To do: Copy all of the material word for word, except for the pictures.
=======
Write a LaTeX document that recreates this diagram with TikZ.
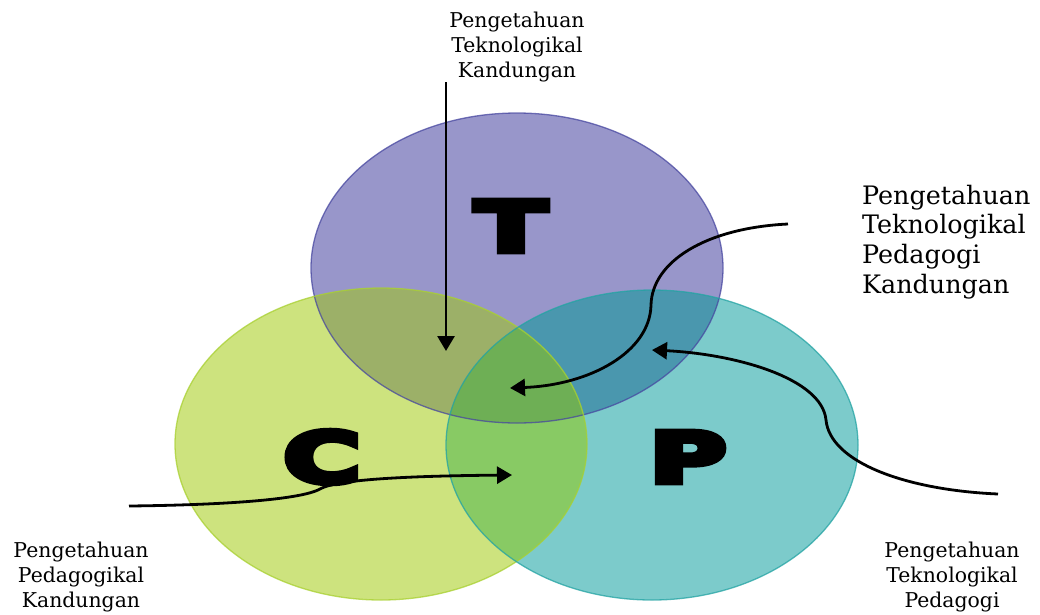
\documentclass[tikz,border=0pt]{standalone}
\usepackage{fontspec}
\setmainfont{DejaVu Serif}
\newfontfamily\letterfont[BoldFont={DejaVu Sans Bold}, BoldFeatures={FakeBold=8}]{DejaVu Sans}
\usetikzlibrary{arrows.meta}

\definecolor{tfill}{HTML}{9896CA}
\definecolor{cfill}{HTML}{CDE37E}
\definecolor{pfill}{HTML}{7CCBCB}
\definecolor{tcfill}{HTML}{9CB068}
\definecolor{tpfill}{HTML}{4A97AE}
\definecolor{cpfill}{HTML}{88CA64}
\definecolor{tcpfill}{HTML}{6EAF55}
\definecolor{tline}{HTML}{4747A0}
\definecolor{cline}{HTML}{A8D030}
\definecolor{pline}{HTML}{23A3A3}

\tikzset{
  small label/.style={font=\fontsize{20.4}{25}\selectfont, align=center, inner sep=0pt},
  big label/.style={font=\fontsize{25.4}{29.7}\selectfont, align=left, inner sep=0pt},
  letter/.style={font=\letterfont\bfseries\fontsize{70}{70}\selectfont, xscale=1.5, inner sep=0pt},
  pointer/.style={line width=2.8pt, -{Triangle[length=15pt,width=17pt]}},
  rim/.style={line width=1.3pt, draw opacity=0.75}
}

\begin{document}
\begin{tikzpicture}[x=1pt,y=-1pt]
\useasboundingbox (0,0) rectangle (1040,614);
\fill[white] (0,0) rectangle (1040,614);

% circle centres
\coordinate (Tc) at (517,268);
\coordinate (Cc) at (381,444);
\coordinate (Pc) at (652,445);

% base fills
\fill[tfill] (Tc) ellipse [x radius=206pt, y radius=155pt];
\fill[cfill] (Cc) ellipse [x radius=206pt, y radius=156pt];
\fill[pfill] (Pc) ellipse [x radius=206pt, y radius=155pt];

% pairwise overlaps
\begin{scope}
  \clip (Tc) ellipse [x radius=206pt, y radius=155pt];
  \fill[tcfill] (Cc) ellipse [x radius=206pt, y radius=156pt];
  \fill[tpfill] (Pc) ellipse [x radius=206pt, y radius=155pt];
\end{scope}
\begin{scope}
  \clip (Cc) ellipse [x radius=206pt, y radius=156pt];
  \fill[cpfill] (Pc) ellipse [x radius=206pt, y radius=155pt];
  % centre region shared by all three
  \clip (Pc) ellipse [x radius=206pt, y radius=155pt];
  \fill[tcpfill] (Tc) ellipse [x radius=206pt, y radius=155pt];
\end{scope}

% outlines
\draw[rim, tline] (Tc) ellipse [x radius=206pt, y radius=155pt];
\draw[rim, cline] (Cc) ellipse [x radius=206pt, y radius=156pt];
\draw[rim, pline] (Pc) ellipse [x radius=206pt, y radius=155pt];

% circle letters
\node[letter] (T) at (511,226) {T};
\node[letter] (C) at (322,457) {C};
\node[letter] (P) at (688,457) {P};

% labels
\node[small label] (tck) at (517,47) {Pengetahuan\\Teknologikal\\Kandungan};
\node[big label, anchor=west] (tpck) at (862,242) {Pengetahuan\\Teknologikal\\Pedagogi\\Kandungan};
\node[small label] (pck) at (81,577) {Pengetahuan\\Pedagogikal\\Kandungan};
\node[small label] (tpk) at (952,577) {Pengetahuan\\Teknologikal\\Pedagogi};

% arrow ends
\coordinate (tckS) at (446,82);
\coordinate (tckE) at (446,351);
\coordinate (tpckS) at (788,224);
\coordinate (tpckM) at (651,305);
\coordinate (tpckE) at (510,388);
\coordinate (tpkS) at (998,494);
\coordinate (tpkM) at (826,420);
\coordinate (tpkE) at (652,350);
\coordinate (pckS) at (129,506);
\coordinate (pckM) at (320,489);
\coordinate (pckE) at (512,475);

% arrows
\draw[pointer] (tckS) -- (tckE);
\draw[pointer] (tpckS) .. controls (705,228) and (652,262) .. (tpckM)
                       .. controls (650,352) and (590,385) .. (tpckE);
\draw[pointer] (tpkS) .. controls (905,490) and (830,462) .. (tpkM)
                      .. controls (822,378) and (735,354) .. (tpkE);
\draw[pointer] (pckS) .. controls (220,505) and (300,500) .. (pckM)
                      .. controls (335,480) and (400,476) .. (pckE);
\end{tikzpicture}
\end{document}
=======
Solution for this exercise:
Write a LaTeX document that recreates this diagram with TikZ.
\documentclass[tikz,border=0pt]{standalone}
\usepackage{fontspec}
\setmainfont{DejaVu Serif}
\newfontfamily\letterfont[BoldFont={DejaVu Sans Bold}, BoldFeatures={FakeBold=8}]{DejaVu Sans}
\usetikzlibrary{arrows.meta}

\definecolor{tfill}{HTML}{9896CA}
\definecolor{cfill}{HTML}{CDE37E}
\definecolor{pfill}{HTML}{7CCBCB}
\definecolor{tcfill}{HTML}{9CB068}
\definecolor{tpfill}{HTML}{4A97AE}
\definecolor{cpfill}{HTML}{88CA64}
\definecolor{tcpfill}{HTML}{6EAF55}
\definecolor{tline}{HTML}{4747A0}
\definecolor{cline}{HTML}{A8D030}
\definecolor{pline}{HTML}{23A3A3}

\tikzset{
  small label/.style={font=\fontsize{20.4}{25}\selectfont, align=center, inner sep=0pt},
  big label/.style={font=\fontsize{25.4}{29.7}\selectfont, align=left, inner sep=0pt},
  letter/.style={font=\letterfont\bfseries\fontsize{70}{70}\selectfont, xscale=1.5, inner sep=0pt},
  pointer/.style={line width=2.8pt, -{Triangle[length=15pt,width=17pt]}},
  rim/.style={line width=1.3pt, draw opacity=0.75}
}

\begin{document}
\begin{tikzpicture}[x=1pt,y=-1pt]
\useasboundingbox (0,0) rectangle (1040,614);
\fill[white] (0,0) rectangle (1040,614);

% circle centres
\coordinate (Tc) at (517,268);
\coordinate (Cc) at (381,444);
\coordinate (Pc) at (652,445);

% base fills
\fill[tfill] (Tc) ellipse [x radius=206pt, y radius=155pt];
\fill[cfill] (Cc) ellipse [x radius=206pt, y radius=156pt];
\fill[pfill] (Pc) ellipse [x radius=206pt, y radius=155pt];

% pairwise overlaps
\begin{scope}
  \clip (Tc) ellipse [x radius=206pt, y radius=155pt];
  \fill[tcfill] (Cc) ellipse [x radius=206pt, y radius=156pt];
  \fill[tpfill] (Pc) ellipse [x radius=206pt, y radius=155pt];
\end{scope}
\begin{scope}
  \clip (Cc) ellipse [x radius=206pt, y radius=156pt];
  \fill[cpfill] (Pc) ellipse [x radius=206pt, y radius=155pt];
  % centre region shared by all three
  \clip (Pc) ellipse [x radius=206pt, y radius=155pt];
  \fill[tcpfill] (Tc) ellipse [x radius=206pt, y radius=155pt];
\end{scope}

% outlines
\draw[rim, tline] (Tc) ellipse [x radius=206pt, y radius=155pt];
\draw[rim, cline] (Cc) ellipse [x radius=206pt, y radius=156pt];
\draw[rim, pline] (Pc) ellipse [x radius=206pt, y radius=155pt];

% circle letters
\node[letter] (T) at (511,226) {T};
\node[letter] (C) at (322,457) {C};
\node[letter] (P) at (688,457) {P};

% labels
\node[small label] (tck) at (517,47) {Pengetahuan\\Teknologikal\\Kandungan};
\node[big label, anchor=west] (tpck) at (862,242) {Pengetahuan\\Teknologikal\\Pedagogi\\Kandungan};
\node[small label] (pck) at (81,577) {Pengetahuan\\Pedagogikal\\Kandungan};
\node[small label] (tpk) at (952,577) {Pengetahuan\\Teknologikal\\Pedagogi};

% arrow ends
\coordinate (tckS) at (446,82);
\coordinate (tckE) at (446,351);
\coordinate (tpckS) at (788,224);
\coordinate (tpckM) at (651,305);
\coordinate (tpckE) at (510,388);
\coordinate (tpkS) at (998,494);
\coordinate (tpkM) at (826,420);
\coordinate (tpkE) at (652,350);
\coordinate (pckS) at (129,506);
\coordinate (pckM) at (320,489);
\coordinate (pckE) at (512,475);

% arrows
\draw[pointer] (tckS) -- (tckE);
\draw[pointer] (tpckS) .. controls (705,228) and (652,262) .. (tpckM)
                       .. controls (650,352) and (590,385) .. (tpckE);
\draw[pointer] (tpkS) .. controls (905,490) and (830,462) .. (tpkM)
                      .. controls (822,378) and (735,354) .. (tpkE);
\draw[pointer] (pckS) .. controls (220,505) and (300,500) .. (pckM)
                      .. controls (335,480) and (400,476) .. (pckE);
\end{tikzpicture}
\end{document}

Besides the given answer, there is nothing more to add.